The union’s report identified $796 million in possible new revenue sources. The largest contributions would come from a six-cent flat tax on purchases in the financial markets and a larger tax on capital gains for the wealthiest 5 percent of households. Those changes would generate up to $477 million each year, the report said, but both require a change in state law.
“It’s not about the money, it’s about priorities,” said CTU president Karen Lewis. “There is money. It’s about what you do with it.”
Robert Bruno, director of the labor education program at the University of Illinois at Chicago, said this is the first time the CTU has released a report of this kind during contract negotiations. The report was issued in a 44-page, colorfully illustrated glossy booklet.

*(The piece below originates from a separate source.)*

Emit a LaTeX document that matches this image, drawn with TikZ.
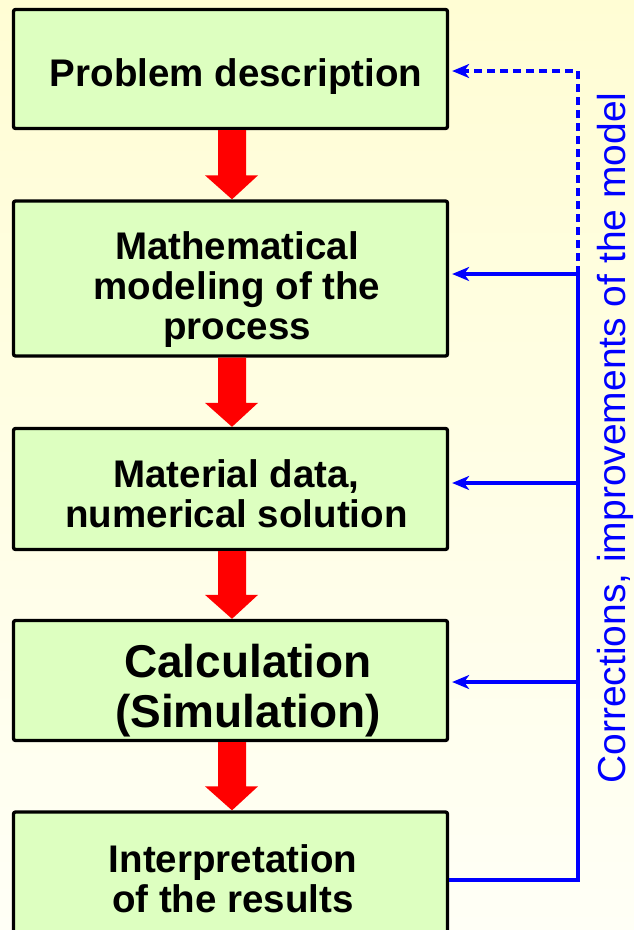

“The union, I think, struggles to kind of break through the rather large media message that comes from the mayor and CPS,” Bruno said. In some ways, the union is “stepping away from the bargaining table and stepping into the public domain where they want to have this larger discussion,” he said.
Bruno said the paper could prompt the district to agree to something called “interest-based” bargaining, where the two sides redefine the rules of negotiation to explore what’s best for everyone. This could make many of the subjects currently not on the table, such as the length of school day and class size, fair game.
That is not likely. A sweeping education reform law that passed last year, which Mayor Rahm Emanuel pushed for, gives the mayor and his schools team more leverage at the bargaining table and essentially leaves only wages and benefits on the table.
“It’s more of a publicity piece, and publicity pieces tend to gear up toward less of an interest-based bargaining,” Eigen said of the document.
District spokeswoman Becky Carroll responded to the CTU report in an e-mail. “For too long, the system has not put the needs of our children first and we are united with our teachers to use resources in the most effective way,” she wrote.
Both sides have characterized the negotiations, which started in early December, as difficult and sometimes hostile. The district’s priorities have been heavily focused on a longer school day and year, closing and turning around low-performing schools and expanding the city’s charter school network, where teachers are not typically unionized.
“We believe if we all focus on education of our children that we will all come to the same place,” Lewis said.